An adaptive, object oriented strategy for base calling in DNA sequence analysis.

作者信息

Giddings M C, Brumley R L, Haker M, Smith L M

机构信息

Chemistry Department, University of Wisconsin, Madison 53706.

出版信息

Nucleic Acids Res. 1993 Sep 25;21(19):4530-40. doi: 10.1093/nar/21.19.4530.

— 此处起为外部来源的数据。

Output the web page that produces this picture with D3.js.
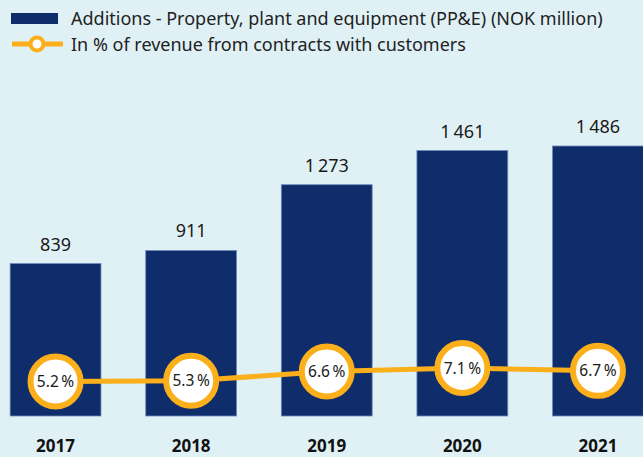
<!DOCTYPE html>
<html>
<head>
<meta charset="utf-8">
<script src="https://cdn.jsdelivr.net/npm/d3@7"></script>
<style>
  body { margin: 0; background: #e0f1f6; }
  svg { display: block; font-family: "Noto Sans", sans-serif; }
</style>
</head>
<body>
<div id="chart"></div>
<script>
const years = ["2017", "2018", "2019", "2020", "2021"];
const additions = [839, 911, 1273, 1461, 1486];
const pctRevenue = [5.2, 5.3, 6.6, 7.1, 6.7];
const legendLabels = [
    "Additions - Property, plant and equipment (PP&E) (NOK million)",
    "In % of revenue from contracts with customers"
];

const width = 643;
const height = 457;
const navy = "#0f2d6b";
const orange = "#fbb01b";

const svg = d3.select("#chart")
    .append("svg")
    .attr("width", width)
    .attr("height", height);

svg.append("rect")
    .attr("width", width)
    .attr("height", height)
    .attr("fill", "#e0f1f6");

const x = d3.scaleBand()
    .domain(years)
    .range([-17, 670.5])
    .paddingInner(0.33)
    .paddingOuter(0.2);

const y = d3.scaleLinear()
    .domain([0, 1486])
    .range([416, 146]);

// percent line sits low, over the bar bottoms
const yPct = d3.scaleLinear()
    .domain([5.2, 7.1])
    .range([381.5, 368]);

const fmt = d3.formatLocale({ decimal: ".", thousands: "\u2009", grouping: [3], currency: ["", ""] }).format(",d");

// bars
svg.selectAll("rect.bar")
    .data(additions)
    .enter()
    .append("rect")
    .attr("class", "bar")
    .attr("x", (d, i) => x(years[i]))
    .attr("y", d => y(d))
    .attr("width", x.bandwidth())
    .attr("height", d => y(0) - y(d))
    .attr("fill", navy)
    .attr("stroke", "#6d8bbd")
    .attr("stroke-width", 0.8);

svg.selectAll("text.value")
    .data(additions)
    .enter()
    .append("text")
    .attr("class", "value")
    .attr("x", (d, i) => x(years[i]) + x.bandwidth() / 2)
    .attr("y", d => y(d) - 13)
    .attr("text-anchor", "middle")
    .attr("font-size", 18)
    .attr("fill", "#1a1a1a")
    .text(d => fmt(d));

// line
const line = d3.line()
    .x((d, i) => x(years[i]) + x.bandwidth() / 2)
    .y(d => yPct(d));

svg.append("path")
    .datum(pctRevenue)
    .attr("d", line)
    .attr("fill", "none")
    .attr("stroke", orange)
    .attr("stroke-width", 5);

svg.selectAll("circle.pt")
    .data(pctRevenue)
    .enter()
    .append("circle")
    .attr("class", "pt")
    .attr("cx", (d, i) => x(years[i]) + x.bandwidth() / 2)
    .attr("cy", d => yPct(d))
    .attr("r", 25)
    .attr("fill", "white")
    .attr("stroke", orange)
    .attr("stroke-width", 6);

svg.selectAll("text.pct")
    .data(pctRevenue)
    .enter()
    .append("text")
    .attr("class", "pct")
    .attr("x", (d, i) => x(years[i]) + x.bandwidth() / 2)
    .attr("y", d => yPct(d) + 5.5)
    .attr("text-anchor", "middle")
    .attr("font-size", 15.5)
    .attr("fill", "#1a1a1a")
    .text(d => d.toFixed(1) + "\u2009%");

// year labels
svg.selectAll("text.year")
    .data(years)
    .enter()
    .append("text")
    .attr("class", "year")
    .attr("x", d => x(d) + x.bandwidth() / 2)
    .attr("y", 452)
    .attr("text-anchor", "middle")
    .attr("font-size", 17)
    .attr("font-weight", "bold")
    .attr("fill", "#111")
    .text(d => d);

// legend
const legend = svg.append("g");
legend.append("rect")
    .attr("x", 11).attr("y", 13)
    .attr("width", 47).attr("height", 11)
    .attr("fill", navy);
legend.append("line")
    .attr("x1", 12).attr("x2", 63)
    .attr("y1", 44).attr("y2", 44)
    .attr("stroke", orange)
    .attr("stroke-width", 5);
legend.append("circle")
    .attr("cx", 37).attr("cy", 44).attr("r", 6.5)
    .attr("fill", "white")
    .attr("stroke", orange)
    .attr("stroke-width", 4);
legend.selectAll("text")
    .data(legendLabels)
    .enter()
    .append("text")
    .attr("x", 71)
    .attr("y", (d, i) => 25 + i * 26)
    .attr("font-size", 18)
    .attr("fill", "#222")
    .text(d => d);
</script>
</body>
</html>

DOI:10.1093/nar/21.19.4530

PMID:8233787

原文链接:https://pmc.ncbi.nlm.nih.gov/articles/PMC311186/

Abstract

An algorithm has been developed for the determination of nucleotide sequence from data produced in fluorescence-based automated DNA sequencing instruments employing the four-color strategy. This algorithm takes advantage of object oriented programming techniques for modularity and extensibility. The algorithm is adaptive in that data sets from a wide variety of instruments and sequencing conditions can be used with good results. Confidence values are provided on the base calls as an estimate of accuracy. The algorithm iteratively employs confidence determinations from several different modules, each of which examines a different feature of the data for accurate peak identification. Modules within this system can be added or removed for increased performance or for application to a different task. In comparisons with commercial software, the algorithm performed well.

摘要

已开发出一种算法，用于从采用四色策略的基于荧光的自动化DNA测序仪产生的数据中确定核苷酸序列。该算法利用面向对象编程技术实现模块化和可扩展性。该算法具有适应性，因为来自各种仪器和测序条件的数据集都能良好使用。碱基调用时会提供置信值，作为准确性的估计。该算法迭代地采用来自几个不同模块的置信度测定，每个模块都检查数据的不同特征以进行准确的峰识别。该系统中的模块可以添加或删除，以提高性能或应用于不同任务。与商业软件相比，该算法表现良好。